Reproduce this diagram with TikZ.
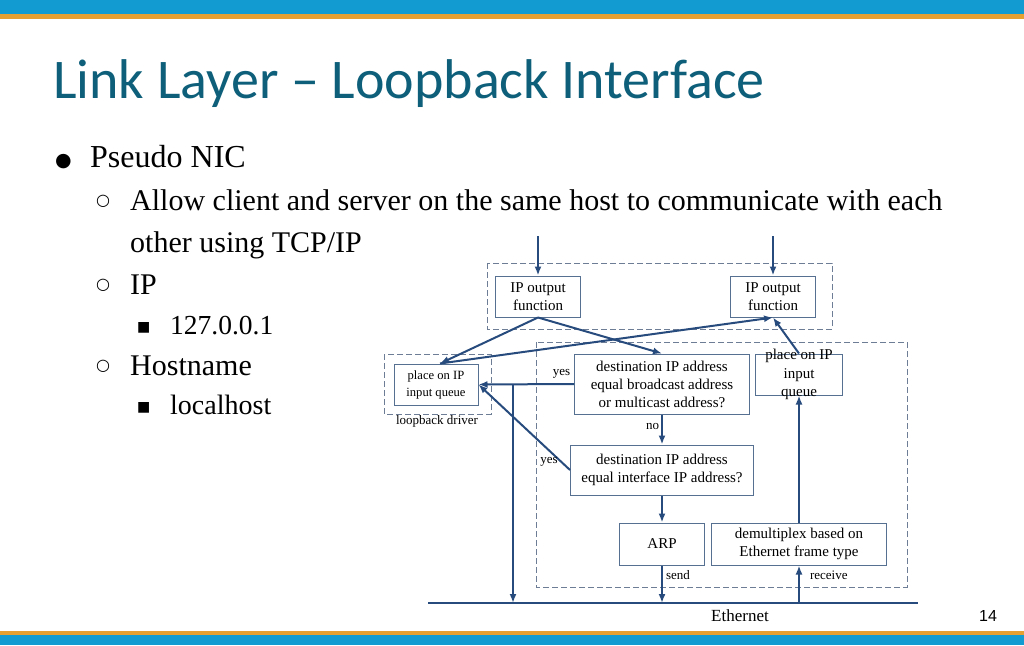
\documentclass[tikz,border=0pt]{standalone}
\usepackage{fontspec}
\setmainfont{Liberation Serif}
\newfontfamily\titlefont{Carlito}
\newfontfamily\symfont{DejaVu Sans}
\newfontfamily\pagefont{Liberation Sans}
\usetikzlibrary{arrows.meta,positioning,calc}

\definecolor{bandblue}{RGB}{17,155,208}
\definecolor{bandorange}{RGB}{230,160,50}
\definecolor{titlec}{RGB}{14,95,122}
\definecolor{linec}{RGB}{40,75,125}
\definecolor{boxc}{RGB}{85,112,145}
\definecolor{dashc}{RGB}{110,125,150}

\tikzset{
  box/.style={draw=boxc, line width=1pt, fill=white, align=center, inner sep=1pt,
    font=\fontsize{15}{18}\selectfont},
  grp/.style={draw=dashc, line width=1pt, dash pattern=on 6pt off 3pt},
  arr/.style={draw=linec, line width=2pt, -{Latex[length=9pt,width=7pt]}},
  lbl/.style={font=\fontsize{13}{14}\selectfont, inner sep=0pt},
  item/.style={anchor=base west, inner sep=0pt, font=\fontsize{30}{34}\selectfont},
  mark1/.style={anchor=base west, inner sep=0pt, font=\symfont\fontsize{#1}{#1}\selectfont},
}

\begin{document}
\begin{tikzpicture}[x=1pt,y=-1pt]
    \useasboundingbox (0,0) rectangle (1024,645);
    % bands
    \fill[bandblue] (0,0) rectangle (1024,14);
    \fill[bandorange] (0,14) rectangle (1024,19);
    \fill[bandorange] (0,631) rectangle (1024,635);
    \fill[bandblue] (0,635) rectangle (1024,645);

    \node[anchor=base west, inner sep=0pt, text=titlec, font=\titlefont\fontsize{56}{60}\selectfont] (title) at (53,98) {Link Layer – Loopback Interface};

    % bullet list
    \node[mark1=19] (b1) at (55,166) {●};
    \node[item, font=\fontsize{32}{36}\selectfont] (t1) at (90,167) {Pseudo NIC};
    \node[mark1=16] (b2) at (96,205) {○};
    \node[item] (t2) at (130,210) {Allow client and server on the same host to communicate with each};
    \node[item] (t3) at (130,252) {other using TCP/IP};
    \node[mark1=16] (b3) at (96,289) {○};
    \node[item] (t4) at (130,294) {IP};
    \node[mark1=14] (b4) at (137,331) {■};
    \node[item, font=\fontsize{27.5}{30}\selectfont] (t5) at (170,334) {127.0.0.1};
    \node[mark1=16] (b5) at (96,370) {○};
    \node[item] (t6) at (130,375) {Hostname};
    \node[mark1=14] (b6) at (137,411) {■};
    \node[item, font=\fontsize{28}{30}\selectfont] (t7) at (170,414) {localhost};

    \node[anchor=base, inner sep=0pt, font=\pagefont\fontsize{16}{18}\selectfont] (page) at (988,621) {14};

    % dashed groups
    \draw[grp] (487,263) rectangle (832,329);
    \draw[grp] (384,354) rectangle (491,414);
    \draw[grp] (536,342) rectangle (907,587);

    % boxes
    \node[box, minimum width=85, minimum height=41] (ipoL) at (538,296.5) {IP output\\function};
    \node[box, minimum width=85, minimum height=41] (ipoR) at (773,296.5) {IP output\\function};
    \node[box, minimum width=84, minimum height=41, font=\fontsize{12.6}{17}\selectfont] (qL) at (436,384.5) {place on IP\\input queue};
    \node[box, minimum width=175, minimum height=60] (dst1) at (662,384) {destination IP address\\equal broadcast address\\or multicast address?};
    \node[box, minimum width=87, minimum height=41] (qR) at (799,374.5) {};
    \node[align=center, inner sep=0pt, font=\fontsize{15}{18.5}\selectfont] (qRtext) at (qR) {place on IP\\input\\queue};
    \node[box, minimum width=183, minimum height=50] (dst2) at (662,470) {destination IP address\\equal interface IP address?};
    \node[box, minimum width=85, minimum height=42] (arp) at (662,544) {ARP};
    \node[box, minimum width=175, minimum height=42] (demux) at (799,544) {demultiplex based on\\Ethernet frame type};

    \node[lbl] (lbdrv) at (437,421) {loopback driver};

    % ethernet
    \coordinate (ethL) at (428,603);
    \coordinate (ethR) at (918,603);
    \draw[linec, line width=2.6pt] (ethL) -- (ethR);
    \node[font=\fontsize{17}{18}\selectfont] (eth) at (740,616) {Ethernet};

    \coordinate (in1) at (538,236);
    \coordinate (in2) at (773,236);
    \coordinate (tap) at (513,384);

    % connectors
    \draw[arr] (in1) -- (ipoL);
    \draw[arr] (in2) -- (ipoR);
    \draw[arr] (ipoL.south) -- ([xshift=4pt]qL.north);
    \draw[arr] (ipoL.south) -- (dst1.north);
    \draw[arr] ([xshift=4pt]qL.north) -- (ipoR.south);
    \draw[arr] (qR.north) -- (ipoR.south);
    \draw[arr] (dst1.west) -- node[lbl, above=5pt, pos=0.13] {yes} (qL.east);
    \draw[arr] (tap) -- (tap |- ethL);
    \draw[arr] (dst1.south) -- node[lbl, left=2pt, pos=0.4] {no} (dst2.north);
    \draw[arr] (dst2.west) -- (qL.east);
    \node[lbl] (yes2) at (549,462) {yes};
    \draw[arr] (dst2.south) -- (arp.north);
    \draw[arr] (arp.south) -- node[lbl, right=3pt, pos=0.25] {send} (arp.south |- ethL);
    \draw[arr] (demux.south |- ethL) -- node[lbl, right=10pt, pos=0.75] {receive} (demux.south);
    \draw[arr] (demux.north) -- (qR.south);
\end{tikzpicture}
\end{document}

#### PROBLEM
Write out each line of the listing above, exactly, from its first line to the line holding "(0,635) rectangle (1024,645);", inclusive. Skip the pictures.

#### RESPONSE TO THIS TASK
Reproduce this diagram with TikZ.
\documentclass[tikz,border=0pt]{standalone}
\usepackage{fontspec}
\setmainfont{Liberation Serif}
\newfontfamily\titlefont{Carlito}
\newfontfamily\symfont{DejaVu Sans}
\newfontfamily\pagefont{Liberation Sans}
\usetikzlibrary{arrows.meta,positioning,calc}

\definecolor{bandblue}{RGB}{17,155,208}
\definecolor{bandorange}{RGB}{230,160,50}
\definecolor{titlec}{RGB}{14,95,122}
\definecolor{linec}{RGB}{40,75,125}
\definecolor{boxc}{RGB}{85,112,145}
\definecolor{dashc}{RGB}{110,125,150}

\tikzset{
  box/.style={draw=boxc, line width=1pt, fill=white, align=center, inner sep=1pt,
    font=\fontsize{15}{18}\selectfont},
  grp/.style={draw=dashc, line width=1pt, dash pattern=on 6pt off 3pt},
  arr/.style={draw=linec, line width=2pt, -{Latex[length=9pt,width=7pt]}},
  lbl/.style={font=\fontsize{13}{14}\selectfont, inner sep=0pt},
  item/.style={anchor=base west, inner sep=0pt, font=\fontsize{30}{34}\selectfont},
  mark1/.style={anchor=base west, inner sep=0pt, font=\symfont\fontsize{#1}{#1}\selectfont},
}

\begin{document}
\begin{tikzpicture}[x=1pt,y=-1pt]
    \useasboundingbox (0,0) rectangle (1024,645);
    % bands
    \fill[bandblue] (0,0) rectangle (1024,14);
    \fill[bandorange] (0,14) rectangle (1024,19);
    \fill[bandorange] (0,631) rectangle (1024,635);
    \fill[bandblue] (0,635) rectangle (1024,645);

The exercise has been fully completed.